The little 1oz tubes have a long shelf life (it helps to knead the tubes a bit when they get older). It isn’t a full ROYGBIV of spectrum, but I can mix a dab and dab to get close to purple, teal or etc. Any marine supply store will carry those little tubes of color agent. I seem to use more black pigment (skid plates) than anything else, followed by red (lots of red boats).

I am amazed at how little pigment it takes to deeply color the cloth. A dab half the size of the eraser on a pencil will amply color the fabric when added to 2 or 3 ounces of epoxy. I use the little 1oz tubes of “Color agent for polyester and epoxy resins” which are 50% pigment and 50% plasticizer. In that little dab will do me I doubt that the amount of plasticizer provides much additional anything.

Somewhere (West System or Chesapeake Light Craft shop notes) I remember reading a max recommended pigment volume, and it wasn’t much. I really appreciate West’s abundance of on-line information and comparative charts. Likewise CLC’s archived-since-1995 Shop Notes; there is a wealth of epoxy, glass and fit-out information on the CLC site. The fit-out stuff, bungee knots and webbing tricks, is especially valuable. Worth bookmarking.

http://www.clcboats.com/shoptips/

Same limited quantities for adding graphite powder. West 423 graphite powder recommends “up to 10% by volume or one tablespoon per 5oz of epoxy” and I usually use half that. Graphite powder is so fly away weightless that it is easier to mix in smaller amounts.
 
After squeegeeing on a few layers of this cabosil thickened epoxy I was ready to give up on it. It takes quite a while to apply and it's hard to get an even coat without some lines and ridges. I hoped that with such a thick resin I could get by with only one or two fill coats but that wasn't the case, each coat was actually very thin. I suppose I could have put it on thicker by not wiping it back off so hard but it would have been tough to keep an even thickness.

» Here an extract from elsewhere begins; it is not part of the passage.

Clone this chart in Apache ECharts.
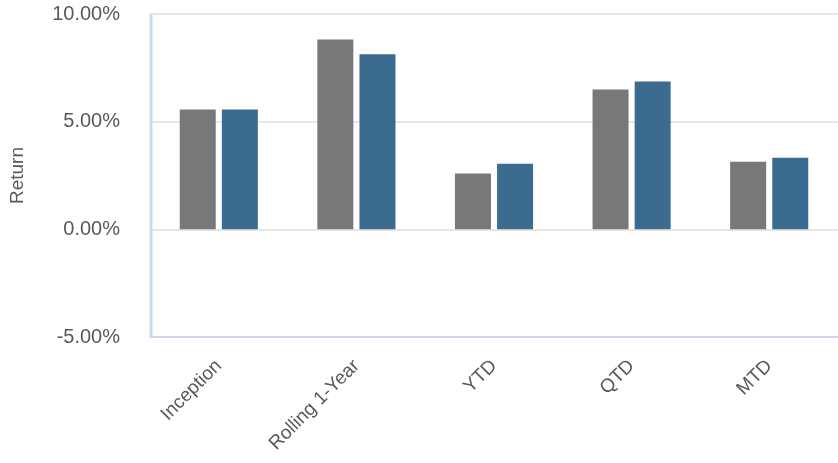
<!DOCTYPE html>
<html>
<head>
<meta charset="utf-8">
<script src="https://cdn.jsdelivr.net/npm/echarts@6/dist/echarts.min.js"></script>
<style>
html,body{margin:0;padding:0;background:#fff;}
#chart{width:838px;height:463px;}
</style>
</head>
<body>
<div id="chart"></div>
<script>
var categories = ['Inception', 'Rolling 1-Year', 'YTD', 'QTD', 'MTD'];
var seriesA = [5.56, 8.81, 2.59, 6.49, 3.14];
var seriesB = [5.57, 8.13, 3.05, 6.86, 3.33];
var yTicks = { min: -5, max: 10, interval: 5 };

var FONT = 'Liberation Sans, Arial, sans-serif';
var chart = echarts.init(document.getElementById('chart'));
chart.setOption({
  animation: false,
  grid: { left: 150, right: 0, top: 14, bottom: 126, containLabel: false },
  xAxis: {
    type: 'category',
    data: categories,
    axisLine: { show: false },
    axisTick: { show: false },
    axisLabel: {
      rotate: 45,
      margin: 26,
      color: '#595959',
      fontSize: 19,
      fontFamily: FONT,
      interval: 0
    },
    splitLine: { show: false }
  },
  yAxis: {
    type: 'value',
    min: yTicks.min,
    max: yTicks.max,
    interval: yTicks.interval,
    name: 'Return',
    nameLocation: 'middle',
    nameGap: 123,
    nameRotate: 90,
    nameTextStyle: { color: '#595959', fontSize: 19, fontFamily: FONT },
    axisLine: { show: false },
    axisTick: { show: false },
    axisLabel: {
      margin: 30,
      color: '#595959',
      fontSize: 20,
      fontFamily: FONT,
      formatter: function (v) { return v.toFixed(2) + '%'; }
    },
    splitLine: { show: true, lineStyle: { color: '#e6e6e6', width: 2 } }
  },
  series: [
    {
      type: 'bar',
      data: seriesA,
      barWidth: 36,
      barGap: '17%',
      itemStyle: { color: '#787878' }
    },
    {
      type: 'bar',
      data: seriesB,
      barWidth: 36,
      barGap: '17%',
      itemStyle: { color: '#3b6c8f' }
    }
  ]
});
var p0 = chart.convertToPixel({ gridIndex: 0 }, [0, yTicks.min]);
var p1 = chart.convertToPixel({ gridIndex: 0 }, [0, yTicks.max]);
chart.setOption({
  graphic: [
    { type: 'line', shape: { x1: 151, y1: p1[1], x2: 151, y2: p0[1] + 1 }, style: { stroke: '#cfd7ee', lineWidth: 3 }, z: 10 },
    { type: 'line', shape: { x1: 150, y1: p0[1], x2: 838, y2: p0[1] }, style: { stroke: '#cfd7ee', lineWidth: 2 }, z: 10 }
  ]
});
</script>
</body>
</html>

Fast forward to today I finally flipped the boat back upside down to go over it with the sander and smooth the surface. I could believe how hard it sanded. I usually do this step with 100 grit because I find 80 takes off material too fast and I cut into the glass. It didn't take long until I gave up on the 100 grit and then the 80 grit too. I ended up sanding the surface down with 60 grit and it still took way longer than it normally does with 100. I'd say that cabosil thickened epoxy was definitely harder than plain epoxy.

Whether this will actually make a difference in the real world or if it's enough benefit to go through this whole process again on the next canoe is yet to be seen.

Alan
 
Maybe the application tool was at fault ? Thinking a foam brush, or small foam roller, might have left a smoother, thicker coat???

Jim
 
Maybe the application tool was at fault ? Thinking a foam brush, or small foam roller, might have left a smoother, thicker coat???

Jim

The way I mixed it was way too thick for a brush or roller. It was peanut butter consistency.